Bu konuya dinimiz de büyük önem vermiştir. Evladına güzel bir ad vermek, dinimize göre ebeveynin evladı üzerindeki haklarından biridir. Peygamber Efendimiz (s.a.s.) bu konuda titizlik göstermiş ve şöyle buyurmuştur:
“Siz kıyamet gününde hem kendi adınızla, hem de babalarınızın adıyla çağrılacaksınız; bu sebeple kendinize güzel adlar koyun” (Ebû Dâvûd, “Edeb”, 61; Müsned, V, 194).
Ayrıca Peygamber Efendimiz (s.a.s.), belli adları yasaklamış ve sahabelerden o adları taşıyanların isimlerini değiştirmiştir.

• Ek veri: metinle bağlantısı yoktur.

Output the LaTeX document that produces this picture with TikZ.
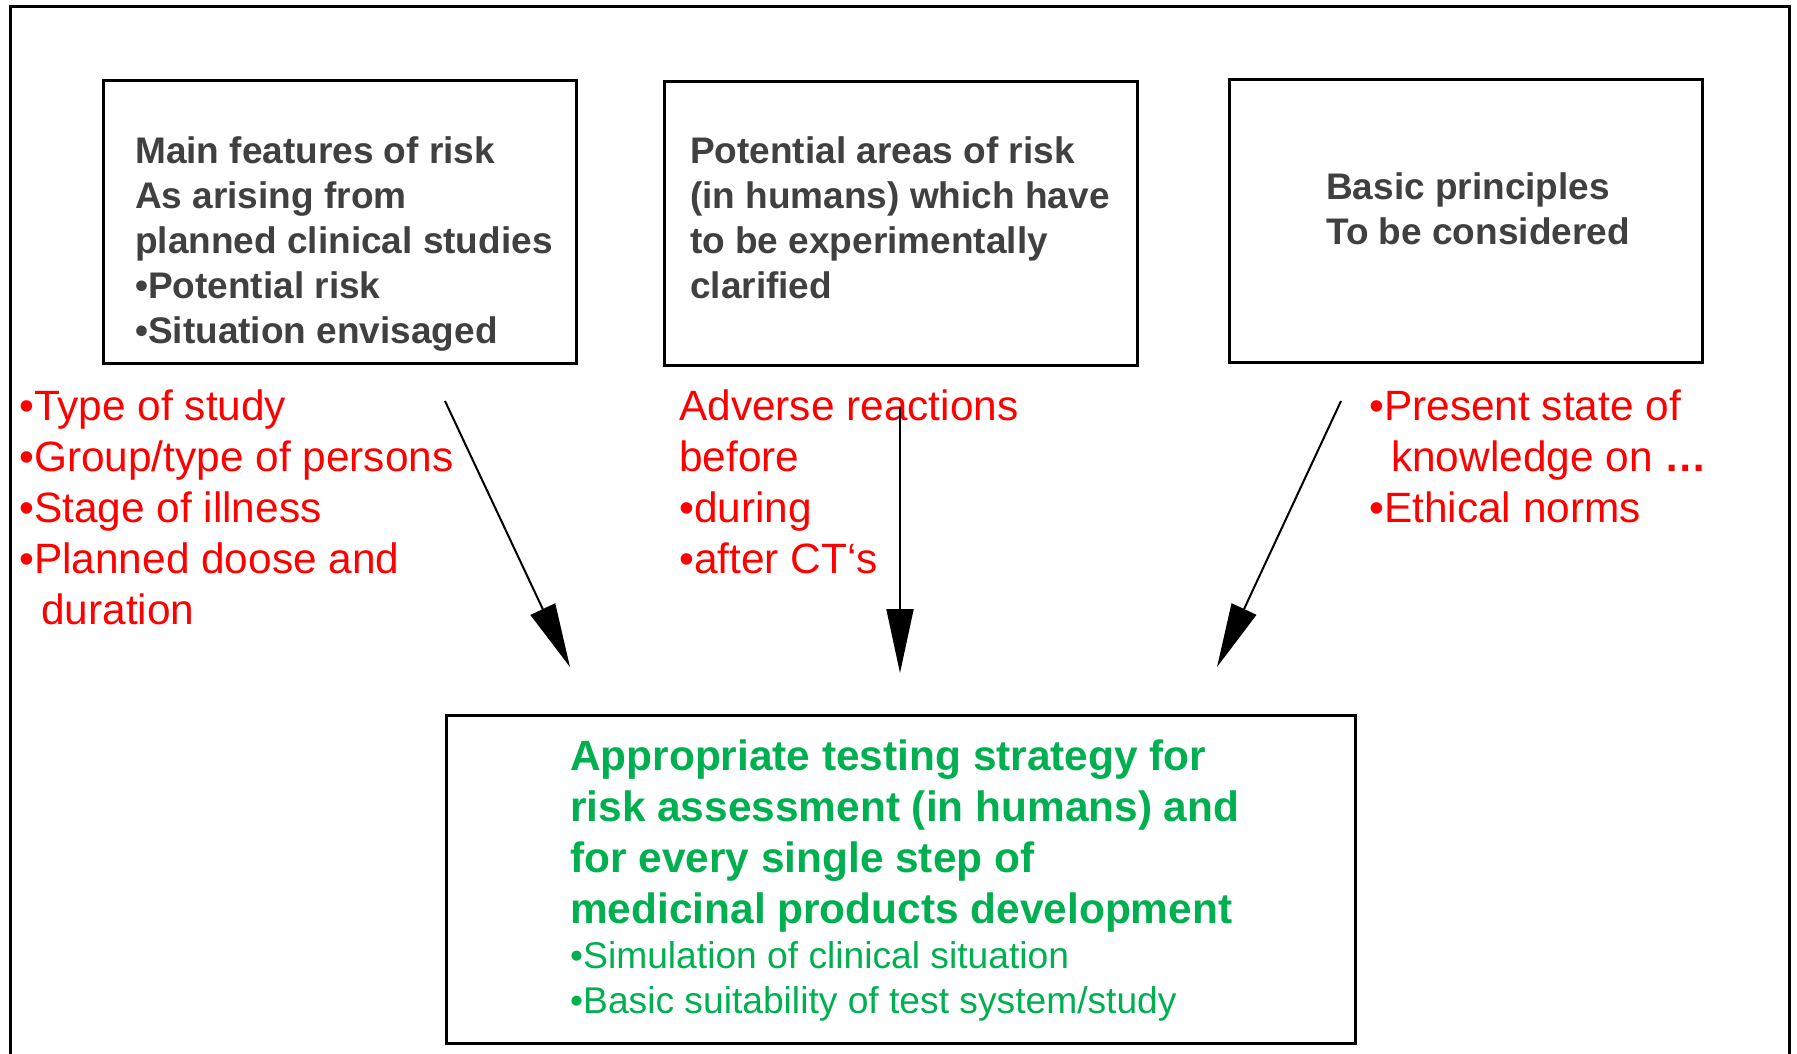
\documentclass[tikz,border=0pt]{standalone}
\usepackage{fontspec}
\setmainfont{Liberation Sans}
\usetikzlibrary{arrows.meta}
\definecolor{boxgray}{HTML}{404040}
\definecolor{txtred}{HTML}{FF0000}
\definecolor{txtgreen}{HTML}{00B050}
\begin{document}
\begin{tikzpicture}[x=1pt,y=-1pt,
  box/.style={draw=black, line width=2.5pt, inner sep=0pt, anchor=north west},
  graytext/.style={anchor=base west, inner sep=0pt, text=boxgray, font=\fontsize{37}{45}\selectfont\bfseries},
  redtext/.style={anchor=base west, inner sep=0pt, text=txtred, font=\fontsize{42.4}{51}\selectfont},
  greentext/.style={anchor=base west, inner sep=0pt, text=txtgreen, font=\fontsize{42.4}{51}\selectfont},
  arr/.style={line width=2pt, -{Triangle[length=64pt,width=27pt]}}
]
\useasboundingbox (0,0) rectangle (1797,1053);
\fill[white] (0,0) rectangle (1797,1053);
\draw[line width=3pt] (10,1120) -- (10,6) -- (1789,6) -- (1789,1120);

% boxes
\node[box, minimum width=473pt, minimum height=283pt] (b1) at (102,79) {};
\node[box, minimum width=473pt, minimum height=284pt] (b2) at (663,80) {};
\node[box, minimum width=473pt, minimum height=283pt] (b3) at (1228,78) {};
\node[box, minimum width=909pt, minimum height=328pt] (b4) at (445,714) {};

% box texts
\node[graytext] (t1) at (135,163) {\begin{tabular}[t]{@{}l@{}}Main features of risk\\As arising from\\planned clinical studies\\•Potential risk\\•Situation envisaged\end{tabular}};
\node[graytext] (t2) at (690,163) {\begin{tabular}[t]{@{}l@{}}Potential areas of risk\\(in humans) which have\\to be experimentally\\clarified\end{tabular}};
\node[graytext] (t3) at (1326,199) {\begin{tabular}[t]{@{}l@{}}Basic principles\\To be considered\end{tabular}};

% red texts
\node[redtext] (r1) at (19,420) {\begin{tabular}[t]{@{}l@{}}•Type of study\\•Group/type of persons\\•Stage of illness\\•Planned doose and\\\hspace*{22pt}duration\end{tabular}};
\node[redtext] (r2) at (679,420) {\begin{tabular}[t]{@{}l@{}}Adverse reactions\\before\\•during\\•after CT‘s\end{tabular}};
\node[redtext] (r3) at (1369,420) {\begin{tabular}[t]{@{}l@{}}•Present state of\\\hspace*{22pt}knowledge on \textbf{…}\\•Ethical norms\end{tabular}};

% green text
\node[greentext] (g1) at (570,770) {\begin{tabular}[t]{@{}l@{}}\bfseries Appropriate testing strategy for\\\bfseries risk assessment (in humans) and\\\bfseries for every single step of\\\bfseries medicinal products development\\[-6pt]\fontsize{37.2}{45}\selectfont •Simulation of clinical situation\\[-6pt]\fontsize{37.2}{45}\selectfont •Basic suitability of test system/study\end{tabular}};

% arrows
\coordinate (a1s) at (445,401);
\coordinate (a1e) at (570,667);
\coordinate (a2s) at (900,407);
\coordinate (a2e) at (900,673);
\coordinate (a3s) at (1341,401);
\coordinate (a3e) at (1217,667);
\draw[arr] (a1s) -- (a1e);
\draw[arr] (a2s) -- (a2e);
\draw[arr] (a3s) -- (a3e);
\end{tikzpicture}
\end{document}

Şimdi Türkiye’de koyulan bazı adlara bakıyorum; takım isimleri, yabancı futbolcuların adları ya da sevilen bir eşyanın adı çocuklara veriliyor. Hatta bir kişi, motoruna olan sevgisi nedeniyle motor markasını çocuğuna isim olarak koymuş. Ancak bunu yaparken çocuğun geleceği hiç düşünülmemiş.
Milli ve manevi hassasiyetleri olmayan birilerinin böyle şeyler yapmasını bir noktaya kadar anlayabiliyorum. Ancak mütedeyyin birisinin bunu yapmasına hayret ediyorum. Geçenlerde sosyal medyada tanınan, hatırı sayılır bir takipçi kitlesine sahip ve yayınlanmış kitapları olan bir kişi, çocuğuna “Elişeva” adını koyduğunu açıkladı. Bu adın İbrani (Yahudi) kökenli olduğu açıkça belli. Buna karşı çıkanları ise cahillikle suçladı ve Elişeva’nın Hz. Harun’un (a.s.) saliha eşi olduğunu söyledi.
Burada Peygamber Efendimiz’in (s.a.s.), Hz. Hasan’a (r.a.) isim koyması aklıma geldi. Rivayete göre, Hz. Ali (r.a.) ilk oğlu doğduğunda ona bir isim verdi. Ancak Cebrail (a.s.), Peygamber Efendimiz’e (s.a.s.) gelerek çocuğun ismini, Hz. Harun’un (a.s.) oğlunun adı olan “Şeber” koymasını istedi. Peygamber Efendimiz (s.a.s.) de çocuğa “Şeber”in Arapça karşılığı olan Hasan ismini verdi. Aynı olay Hz. Hüseyin (r.a.) doğduğunda da yaşandı ve ona da Hz. Harun’un (a.s.) diğer oğlu Şübeyr’e nispetle Hüseyin adı verildi.
Buradan anlıyoruz ki Peygamber Efendimiz (s.a.s.), İbrani kökenli bir adı alırken bile olduğu gibi kullanmayıp, Arapça karşılığına denk gelen ismi vermiştir. Bugün bizim kültürümüzde var olan peygamber isimleri de aynı şekilde Adem, Musa, Davud ve Süleyman olarak geçer. Eğer orijinalleri birebir alınsaydı, bu isimler Adam, Moşe, David ve Solomon olurdu.
Sonuç olarak, isimlerin insanlar üzerindeki etkileri açıktır. İsimler, milli kimlik, inanç, kültür ve yaşam şeklini yansıtır. Hal böyleyken, kültür ve inanç hayatımızda bu kadar güzel isim varken, evladımızın geleceğini düşünmeden, sırf ego ve gösteriş uğruna çocuklarımızı ve kültürümüzü yabancı isimlerle zehirlemek bu millete yapılacak en büyük kötülüklerden biridir. Gelecekte evlatlarınıza isim verirken bunları da düşünün. Yoksa etraf, bize yabancı olan bir kültür çöplüğüne dönüşür.